**Dataset extract:**
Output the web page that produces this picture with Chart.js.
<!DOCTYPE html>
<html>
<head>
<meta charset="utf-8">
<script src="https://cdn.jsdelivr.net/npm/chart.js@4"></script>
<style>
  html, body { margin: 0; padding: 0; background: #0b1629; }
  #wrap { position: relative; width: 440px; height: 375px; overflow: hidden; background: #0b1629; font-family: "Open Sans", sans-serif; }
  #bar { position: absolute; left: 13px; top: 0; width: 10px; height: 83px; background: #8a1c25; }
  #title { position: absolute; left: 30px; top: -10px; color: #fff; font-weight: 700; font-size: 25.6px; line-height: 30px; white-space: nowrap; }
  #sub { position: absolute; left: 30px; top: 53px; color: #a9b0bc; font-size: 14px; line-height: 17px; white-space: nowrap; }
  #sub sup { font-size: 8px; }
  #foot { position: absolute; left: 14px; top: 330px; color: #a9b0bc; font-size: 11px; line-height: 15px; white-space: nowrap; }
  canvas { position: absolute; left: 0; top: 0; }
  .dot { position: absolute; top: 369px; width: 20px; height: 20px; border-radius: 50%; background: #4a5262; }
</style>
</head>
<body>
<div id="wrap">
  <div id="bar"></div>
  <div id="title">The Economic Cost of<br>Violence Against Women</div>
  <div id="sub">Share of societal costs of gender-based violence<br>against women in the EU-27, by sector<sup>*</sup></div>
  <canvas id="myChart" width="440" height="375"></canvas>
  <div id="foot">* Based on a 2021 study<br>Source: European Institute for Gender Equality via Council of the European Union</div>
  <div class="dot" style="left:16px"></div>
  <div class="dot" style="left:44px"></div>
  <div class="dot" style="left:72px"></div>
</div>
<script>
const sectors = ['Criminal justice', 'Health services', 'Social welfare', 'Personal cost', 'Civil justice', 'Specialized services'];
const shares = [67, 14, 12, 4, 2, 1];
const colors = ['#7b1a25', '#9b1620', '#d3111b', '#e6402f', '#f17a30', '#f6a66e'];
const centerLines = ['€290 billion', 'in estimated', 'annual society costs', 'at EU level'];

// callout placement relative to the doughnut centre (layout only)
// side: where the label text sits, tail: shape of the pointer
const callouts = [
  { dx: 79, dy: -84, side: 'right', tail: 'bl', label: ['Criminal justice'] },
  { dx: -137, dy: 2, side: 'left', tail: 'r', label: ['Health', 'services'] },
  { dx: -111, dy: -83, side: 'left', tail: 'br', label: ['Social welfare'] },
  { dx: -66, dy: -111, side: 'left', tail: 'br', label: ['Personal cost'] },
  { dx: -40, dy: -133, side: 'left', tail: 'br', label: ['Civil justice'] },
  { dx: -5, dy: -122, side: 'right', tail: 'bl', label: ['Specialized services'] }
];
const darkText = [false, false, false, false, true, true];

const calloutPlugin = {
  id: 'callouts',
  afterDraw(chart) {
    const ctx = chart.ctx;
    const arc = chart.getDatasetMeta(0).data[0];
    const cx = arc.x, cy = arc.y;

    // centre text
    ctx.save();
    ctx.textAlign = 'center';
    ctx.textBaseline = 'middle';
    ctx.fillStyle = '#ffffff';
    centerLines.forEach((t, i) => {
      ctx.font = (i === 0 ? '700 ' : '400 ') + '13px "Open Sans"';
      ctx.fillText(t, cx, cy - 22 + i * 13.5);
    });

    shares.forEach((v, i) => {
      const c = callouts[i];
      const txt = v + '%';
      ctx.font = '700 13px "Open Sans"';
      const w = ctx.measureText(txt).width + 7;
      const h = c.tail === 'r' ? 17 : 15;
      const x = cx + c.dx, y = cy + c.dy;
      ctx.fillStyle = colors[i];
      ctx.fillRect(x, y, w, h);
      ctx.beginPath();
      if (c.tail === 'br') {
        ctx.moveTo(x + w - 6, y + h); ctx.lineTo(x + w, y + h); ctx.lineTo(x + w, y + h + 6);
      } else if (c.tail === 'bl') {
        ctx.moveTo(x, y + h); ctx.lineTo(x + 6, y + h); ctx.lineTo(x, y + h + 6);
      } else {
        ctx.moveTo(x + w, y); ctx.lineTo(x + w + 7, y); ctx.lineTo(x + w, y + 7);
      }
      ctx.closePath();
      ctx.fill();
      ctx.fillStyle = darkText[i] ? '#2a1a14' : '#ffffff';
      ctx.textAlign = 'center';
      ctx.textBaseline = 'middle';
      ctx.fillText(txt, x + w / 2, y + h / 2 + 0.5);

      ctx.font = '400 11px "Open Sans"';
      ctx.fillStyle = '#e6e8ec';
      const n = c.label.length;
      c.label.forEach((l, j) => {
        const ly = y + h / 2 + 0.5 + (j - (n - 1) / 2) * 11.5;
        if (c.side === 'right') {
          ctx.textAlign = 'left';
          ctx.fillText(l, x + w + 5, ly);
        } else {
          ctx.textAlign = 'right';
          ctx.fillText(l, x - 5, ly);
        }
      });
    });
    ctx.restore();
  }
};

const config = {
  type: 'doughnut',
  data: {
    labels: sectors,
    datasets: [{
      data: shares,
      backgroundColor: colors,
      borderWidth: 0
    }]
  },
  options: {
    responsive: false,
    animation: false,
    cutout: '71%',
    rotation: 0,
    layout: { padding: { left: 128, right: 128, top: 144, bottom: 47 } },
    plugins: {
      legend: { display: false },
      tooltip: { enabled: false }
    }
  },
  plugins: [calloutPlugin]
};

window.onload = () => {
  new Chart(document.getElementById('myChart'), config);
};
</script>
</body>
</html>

**What you need to do:** Extract the full listing and reproduce each line exactly.

**Exercise solution:**
Output the web page that produces this picture with Chart.js.
<!DOCTYPE html>
<html>
<head>
<meta charset="utf-8">
<script src="https://cdn.jsdelivr.net/npm/chart.js@4"></script>
<style>
  html, body { margin: 0; padding: 0; background: #0b1629; }
  #wrap { position: relative; width: 440px; height: 375px; overflow: hidden; background: #0b1629; font-family: "Open Sans", sans-serif; }
  #bar { position: absolute; left: 13px; top: 0; width: 10px; height: 83px; background: #8a1c25; }
  #title { position: absolute; left: 30px; top: -10px; color: #fff; font-weight: 700; font-size: 25.6px; line-height: 30px; white-space: nowrap; }
  #sub { position: absolute; left: 30px; top: 53px; color: #a9b0bc; font-size: 14px; line-height: 17px; white-space: nowrap; }
  #sub sup { font-size: 8px; }
  #foot { position: absolute; left: 14px; top: 330px; color: #a9b0bc; font-size: 11px; line-height: 15px; white-space: nowrap; }
  canvas { position: absolute; left: 0; top: 0; }
  .dot { position: absolute; top: 369px; width: 20px; height: 20px; border-radius: 50%; background: #4a5262; }
</style>
</head>
<body>
<div id="wrap">
  <div id="bar"></div>
  <div id="title">The Economic Cost of<br>Violence Against Women</div>
  <div id="sub">Share of societal costs of gender-based violence<br>against women in the EU-27, by sector<sup>*</sup></div>
  <canvas id="myChart" width="440" height="375"></canvas>
  <div id="foot">* Based on a 2021 study<br>Source: European Institute for Gender Equality via Council of the European Union</div>
  <div class="dot" style="left:16px"></div>
  <div class="dot" style="left:44px"></div>
  <div class="dot" style="left:72px"></div>
</div>
<script>
const sectors = ['Criminal justice', 'Health services', 'Social welfare', 'Personal cost', 'Civil justice', 'Specialized services'];
const shares = [67, 14, 12, 4, 2, 1];
const colors = ['#7b1a25', '#9b1620', '#d3111b', '#e6402f', '#f17a30', '#f6a66e'];
const centerLines = ['€290 billion', 'in estimated', 'annual society costs', 'at EU level'];

// callout placement relative to the doughnut centre (layout only)
// side: where the label text sits, tail: shape of the pointer
const callouts = [
  { dx: 79, dy: -84, side: 'right', tail: 'bl', label: ['Criminal justice'] },
  { dx: -137, dy: 2, side: 'left', tail: 'r', label: ['Health', 'services'] },
  { dx: -111, dy: -83, side: 'left', tail: 'br', label: ['Social welfare'] },
  { dx: -66, dy: -111, side: 'left', tail: 'br', label: ['Personal cost'] },
  { dx: -40, dy: -133, side: 'left', tail: 'br', label: ['Civil justice'] },
  { dx: -5, dy: -122, side: 'right', tail: 'bl', label: ['Specialized services'] }
];
const darkText = [false, false, false, false, true, true];

const calloutPlugin = {
  id: 'callouts',
  afterDraw(chart) {
    const ctx = chart.ctx;
    const arc = chart.getDatasetMeta(0).data[0];
    const cx = arc.x, cy = arc.y;

    // centre text
    ctx.save();
    ctx.textAlign = 'center';
    ctx.textBaseline = 'middle';
    ctx.fillStyle = '#ffffff';
    centerLines.forEach((t, i) => {
      ctx.font = (i === 0 ? '700 ' : '400 ') + '13px "Open Sans"';
      ctx.fillText(t, cx, cy - 22 + i * 13.5);
    });

    shares.forEach((v, i) => {
      const c = callouts[i];
      const txt = v + '%';
      ctx.font = '700 13px "Open Sans"';
      const w = ctx.measureText(txt).width + 7;
      const h = c.tail === 'r' ? 17 : 15;
      const x = cx + c.dx, y = cy + c.dy;
      ctx.fillStyle = colors[i];
      ctx.fillRect(x, y, w, h);
      ctx.beginPath();
      if (c.tail === 'br') {
        ctx.moveTo(x + w - 6, y + h); ctx.lineTo(x + w, y + h); ctx.lineTo(x + w, y + h + 6);
      } else if (c.tail === 'bl') {
        ctx.moveTo(x, y + h); ctx.lineTo(x + 6, y + h); ctx.lineTo(x, y + h + 6);
      } else {
        ctx.moveTo(x + w, y); ctx.lineTo(x + w + 7, y); ctx.lineTo(x + w, y + 7);
      }
      ctx.closePath();
      ctx.fill();
      ctx.fillStyle = darkText[i] ? '#2a1a14' : '#ffffff';
      ctx.textAlign = 'center';
      ctx.textBaseline = 'middle';
      ctx.fillText(txt, x + w / 2, y + h / 2 + 0.5);

      ctx.font = '400 11px "Open Sans"';
      ctx.fillStyle = '#e6e8ec';
      const n = c.label.length;
      c.label.forEach((l, j) => {
        const ly = y + h / 2 + 0.5 + (j - (n - 1) / 2) * 11.5;
        if (c.side === 'right') {
          ctx.textAlign = 'left';
          ctx.fillText(l, x + w + 5, ly);
        } else {
          ctx.textAlign = 'right';
          ctx.fillText(l, x - 5, ly);
        }
      });
    });
    ctx.restore();
  }
};

const config = {
  type: 'doughnut',
  data: {
    labels: sectors,
    datasets: [{
      data: shares,
      backgroundColor: colors,
      borderWidth: 0
    }]
  },
  options: {
    responsive: false,
    animation: false,
    cutout: '71%',
    rotation: 0,
    layout: { padding: { left: 128, right: 128, top: 144, bottom: 47 } },
    plugins: {
      legend: { display: false },
      tooltip: { enabled: false }
    }
  },
  plugins: [calloutPlugin]
};

window.onload = () => {
  new Chart(document.getElementById('myChart'), config);
};
</script>
</body>
</html>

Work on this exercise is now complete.